Panel hears arguments on Yucca abandonment
Jun 4 - McClatchy-Tribune Regional News - Keith Rogers Las Vegas
Review-Journal
Like the refrain from the Grateful Dead song, the only thing opposing
lawyers could agree on is that the 23-year battle over Yucca Mountain
has been "a long, strange trip."
At a hearing in Las Vegas on Thursday, they argued the merits of the
Department of Energy's decision to abandon its effort to pursue a
license for a nuclear waste repository at Yucca Mountain, 100 miles
northwest of Las Vegas. Attorneys on both sides noted that the drawn-out
case has been "unique."
They were heard by three administrative law judges sitting as the
Construction Authorization Board, a licensing arm of the Nuclear
Regulatory Commission. The board will have the first shot at making a
precedent-setting decision on whether to grant DOE's request to withdraw
its license application.
But any resolution of the matter, observers agreed, probably will evolve
only through a lengthy appeals process.
"This is a process to nowhere," said DOE Deputy General Counsel
Sean Lev. "Is the Secretary (of Energy) forever bound to consider a
license application for a repository he doesn't intend to build?"
In 2002, then Energy Secretary Spencer Abraham recommended the site as
suitable for the nuclear waste repository. But current Secretary Steven
Chu has said Yucca Mountain is not a workable option for waste disposal
because of such factors as the difficulty of securing permanent water
rights in the face of Nevada's opposition and the prospect for storing
the waste above ground in dry casks for more than 100 years.
After being on opposite sides for most of the project's history, the DOE
and Nevada both argued in favor of the DOE withdrawing the Yucca
Mountain license application with prejudice so the agency can get on
with considering other alternatives for disposing of the nation's used
nuclear reactor fuel.
"It makes no sense to continue over the objection of the applicant that
wants to withdraw the application," said Marty Malsch, the lead attorney
representing Nevada. "There's a lot to be said about cutting losses now
and not wasting taxpayers' money. All I can say is it's better late than
never."
Malsch advised the panel: "No one has a right to license Yucca Mountain.

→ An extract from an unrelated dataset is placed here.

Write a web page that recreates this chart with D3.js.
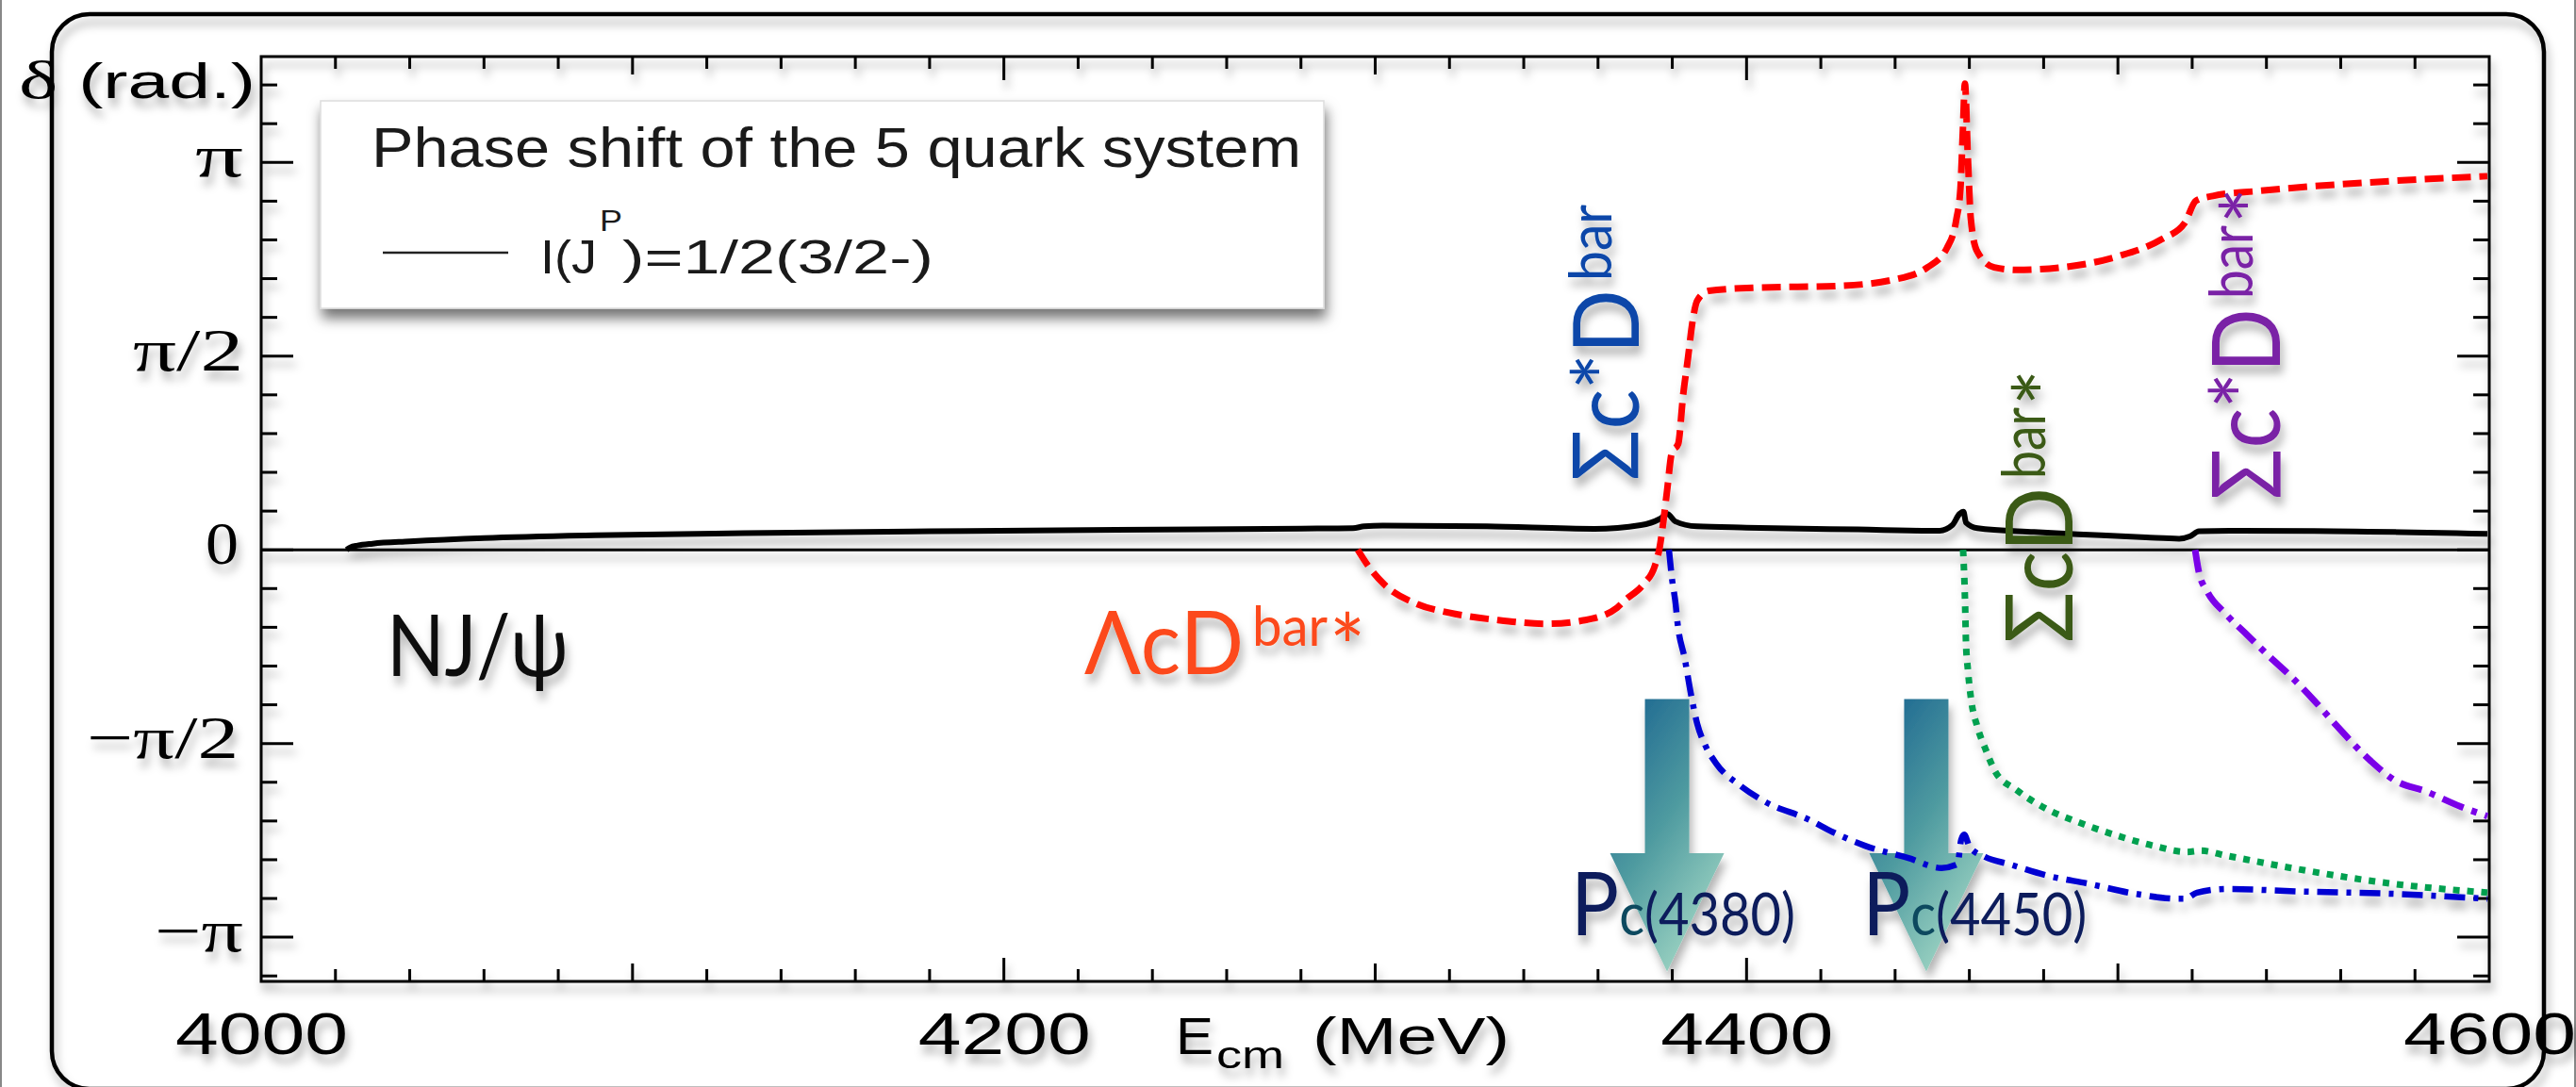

No one has a right to send waste to Yucca Mountain. Yucca Mountain has
not been proven safe."
The Construction Authorization Board expects to issue its decision by
the end of June. The board's ruling can be appealed to the Nuclear
Regulatory Commission, or the NRC can review the ruling on its own. Once
the NRC issues its order, that can be appealed to the U.S. Court of
Appeals in the District of Columbia .
Clark County's attorney, Alan Robbins, said the construction board's
task is narrowly focused. "You grant the motion unless you determine
there's no legal authority. It's not up to this board to say you must
get a license."
It would be an "empty exercise," Robbins said, to proceed with the
licensing if the DOE doesn't intend to build and operate a repository at
Yucca Mountain.
But attorneys for the states of Washington and South Carolina, where
highly radioactive waste awaits disposal, and the attorney for four
rural Nevada counties who view the project as an economic panacea, said
DOE does not have the authority to stop the licensing proceeding without
a reason based on scientific merit.
They said the law requires the NRC to decide whether there are any show
stoppers after the licensing panel reviews the application and makes its
recommendation.
Former Nevada Gov. Robert List, who represents Churchill, Esmeralda,
Lander and Mineral counties, said Chu "usurped the power of Congress"
when he sought to withdraw the license application and establish a
commission to study alternatives to Yucca Mountain.
Don Keskey, who represents the Prairie Island Indian Community where
nuclear waste is being stored in Minnesota, said, "If you grant this
motion to withdrawal the application, what is left of the Nuclear Waste
Policy Act? There's one thing: the ability to collect (waste disposal)
fees and the country is left for wreck with no nuclear waste program."
Yucca Mountain opponents noted that the DOE technically violated the
Nuclear Waste Policy Act when it failed to submit the license
application to nuclear regulators 90 days after Congress overrode
then-Gov. Kenny Guinn's veto of the project in 2002.
It took six more years for the DOE to file the application with the NRC
staff yet there is nothing in the law that spells out what was supposed
to happen when DOE failed to comply with the 90-day deadline.